### WHAT IS REQUIRED
Take the lines of the data below from the very first through the line containing "YAxis, CartesianGrid, LabelList" and output them exactly, pictures excluded.

----- RAW DATA -----

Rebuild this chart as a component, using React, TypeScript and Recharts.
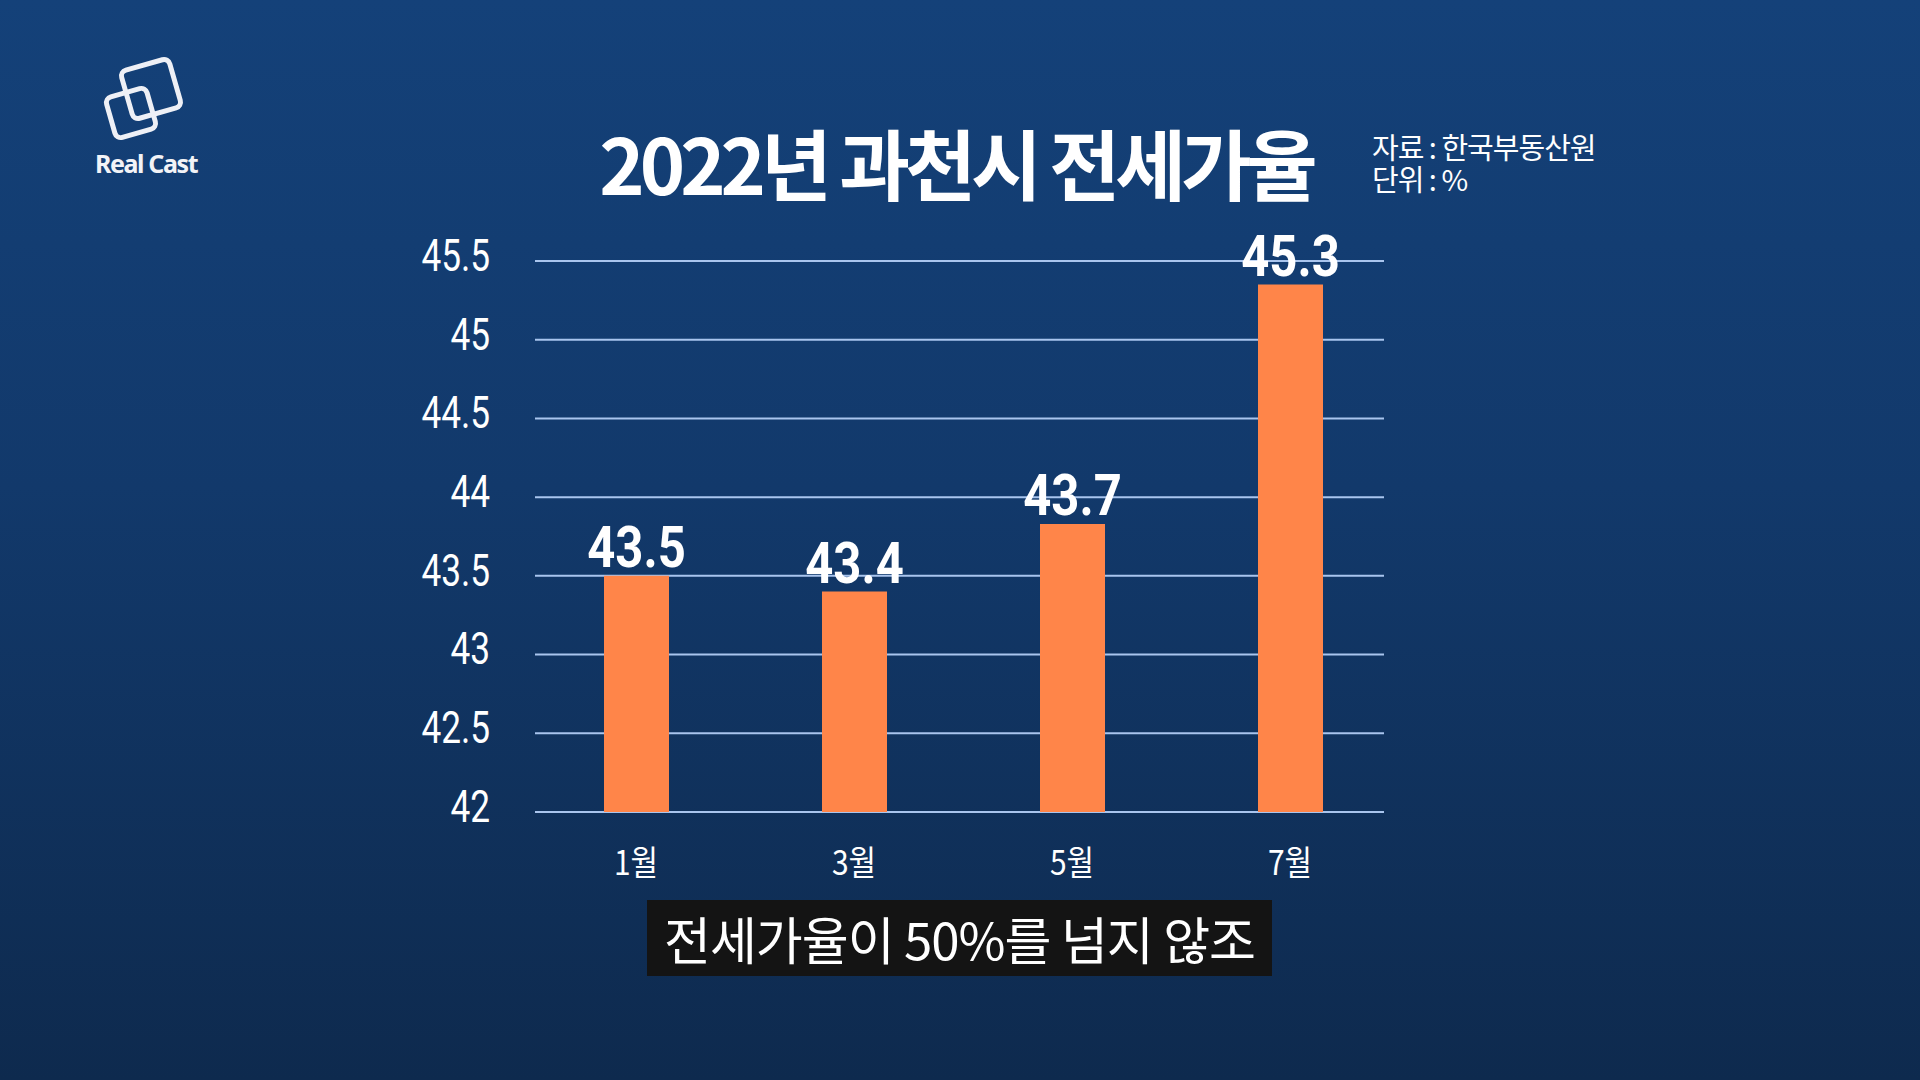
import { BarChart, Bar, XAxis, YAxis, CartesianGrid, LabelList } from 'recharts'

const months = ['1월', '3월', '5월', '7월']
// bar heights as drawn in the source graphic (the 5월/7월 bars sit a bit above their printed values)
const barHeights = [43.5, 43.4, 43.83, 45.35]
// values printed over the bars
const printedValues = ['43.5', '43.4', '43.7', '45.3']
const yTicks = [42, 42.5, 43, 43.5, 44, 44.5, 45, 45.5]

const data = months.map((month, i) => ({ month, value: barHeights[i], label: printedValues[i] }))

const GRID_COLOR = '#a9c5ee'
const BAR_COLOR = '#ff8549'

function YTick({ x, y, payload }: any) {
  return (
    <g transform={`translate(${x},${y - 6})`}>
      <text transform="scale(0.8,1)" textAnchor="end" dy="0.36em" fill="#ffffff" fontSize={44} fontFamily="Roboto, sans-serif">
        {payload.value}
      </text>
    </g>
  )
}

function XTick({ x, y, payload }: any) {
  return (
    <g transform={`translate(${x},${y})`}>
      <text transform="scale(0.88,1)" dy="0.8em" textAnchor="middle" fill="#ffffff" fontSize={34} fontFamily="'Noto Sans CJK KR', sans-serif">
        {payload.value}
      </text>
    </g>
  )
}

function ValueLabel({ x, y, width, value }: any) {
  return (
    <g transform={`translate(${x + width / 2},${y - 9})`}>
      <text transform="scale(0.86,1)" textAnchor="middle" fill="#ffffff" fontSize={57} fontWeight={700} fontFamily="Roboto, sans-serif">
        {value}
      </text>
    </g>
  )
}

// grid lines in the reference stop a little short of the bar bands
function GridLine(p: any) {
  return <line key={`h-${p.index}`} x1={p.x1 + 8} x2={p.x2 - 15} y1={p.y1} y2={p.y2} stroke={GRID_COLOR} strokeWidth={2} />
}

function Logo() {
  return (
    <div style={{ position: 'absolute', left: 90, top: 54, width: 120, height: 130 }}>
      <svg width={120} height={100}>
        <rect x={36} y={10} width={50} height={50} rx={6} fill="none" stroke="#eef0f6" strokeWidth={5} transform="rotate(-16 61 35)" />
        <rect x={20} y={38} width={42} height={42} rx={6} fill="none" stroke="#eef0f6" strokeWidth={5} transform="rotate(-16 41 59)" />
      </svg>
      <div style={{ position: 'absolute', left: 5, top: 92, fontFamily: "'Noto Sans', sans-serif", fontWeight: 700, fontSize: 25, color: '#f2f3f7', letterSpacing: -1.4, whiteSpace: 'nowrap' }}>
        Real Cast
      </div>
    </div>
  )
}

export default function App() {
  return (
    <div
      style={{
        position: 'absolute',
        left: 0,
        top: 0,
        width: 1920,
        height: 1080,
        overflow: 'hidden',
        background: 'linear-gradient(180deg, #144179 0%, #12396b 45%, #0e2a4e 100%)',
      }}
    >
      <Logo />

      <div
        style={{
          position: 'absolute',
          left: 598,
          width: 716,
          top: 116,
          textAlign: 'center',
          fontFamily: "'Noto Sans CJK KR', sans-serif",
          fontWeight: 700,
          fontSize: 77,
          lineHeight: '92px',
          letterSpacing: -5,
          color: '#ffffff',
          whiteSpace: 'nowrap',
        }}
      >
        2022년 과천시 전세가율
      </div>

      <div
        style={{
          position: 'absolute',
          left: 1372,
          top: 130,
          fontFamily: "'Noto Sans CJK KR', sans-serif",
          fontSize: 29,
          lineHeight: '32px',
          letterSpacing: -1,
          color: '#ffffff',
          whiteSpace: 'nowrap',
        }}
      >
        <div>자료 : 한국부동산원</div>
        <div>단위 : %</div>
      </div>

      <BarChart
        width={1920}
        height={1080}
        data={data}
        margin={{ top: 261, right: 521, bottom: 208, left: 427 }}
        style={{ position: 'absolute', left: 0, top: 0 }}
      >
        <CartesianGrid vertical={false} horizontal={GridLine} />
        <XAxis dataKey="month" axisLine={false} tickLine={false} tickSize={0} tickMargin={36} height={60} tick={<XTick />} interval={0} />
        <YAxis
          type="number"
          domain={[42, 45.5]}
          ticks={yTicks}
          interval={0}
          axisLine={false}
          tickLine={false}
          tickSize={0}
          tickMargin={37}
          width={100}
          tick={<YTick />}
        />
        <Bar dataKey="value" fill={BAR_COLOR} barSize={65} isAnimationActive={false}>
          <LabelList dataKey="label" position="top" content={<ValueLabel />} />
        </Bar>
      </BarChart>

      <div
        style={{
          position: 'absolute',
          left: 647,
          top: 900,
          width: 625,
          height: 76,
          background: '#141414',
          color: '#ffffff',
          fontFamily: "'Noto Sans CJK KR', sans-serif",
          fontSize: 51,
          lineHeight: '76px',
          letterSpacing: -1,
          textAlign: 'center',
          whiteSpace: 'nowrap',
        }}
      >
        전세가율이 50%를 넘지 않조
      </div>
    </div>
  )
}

-----

### THE ANSWER
Rebuild this chart as a component, using React, TypeScript and Recharts.
import { BarChart, Bar, XAxis, YAxis, CartesianGrid, LabelList } from 'recharts'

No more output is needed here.